The Four Seasons resort will have 149 rooms and suites, plus 31 residential properties, six restaurants, meeting and events spaces, a marine discovery centre, and facilities for children. 

Kingdom Holding Company, the investment firm of Prince Alwaleed bin Talal, owns 23.75 percent of Four Seasons.

“This investment will form part of our broader strategy on further investments in the Saudi Arabian high growth market,” the holding company’s CEO, Talal Ibrahim Almaiman, said at the Future Investment Initiative (FII) in Riyadh.

Eleven resorts are planned for Shura Island, which will also have residential properties, retail, dining and entertainment space, an 18-hole championship golf course and a 118-berth marina.

Red Sea Global is also developing a private island holiday destination, it announced on Tuesday.
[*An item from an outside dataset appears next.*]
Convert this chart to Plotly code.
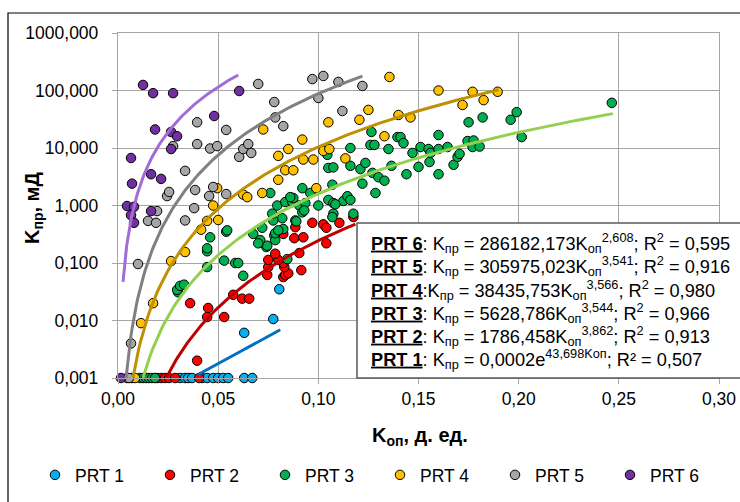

The Thuwal Private Retreat, located on a 1.7-hectare islet, is set to open next year and will be available for buy-out only.

The developer is a closed joint-stock company wholly owned by the Public Investment Fund of Saudi Arabia. (PIF also holds a 16.87 percent stake in Kingdom Holding Company.)

The Red Sea giga-project welcomed its first guests earlier this month. Two of its hotels are open for bookings and the Red Sea airport began operating in September.

When completed in 2030, the destination will have 50 resorts, with up to 8,000 hotel rooms and more than 1,000 residential properties spread across 22 islands and six inland sites.

Saudi Arabia’s Vision 2030 strategy calls for tourism to contribute 10 percent of GDP by the end of the decade.

Tourism revenues grew from less than $1 billion in the first quarter of last year to more than $5 billion in the second quarter of 2023, according to Riyadh-based Jadwa Investment.

The original Vision 2030 target of 100 million visitors a year has been increased to 150 million.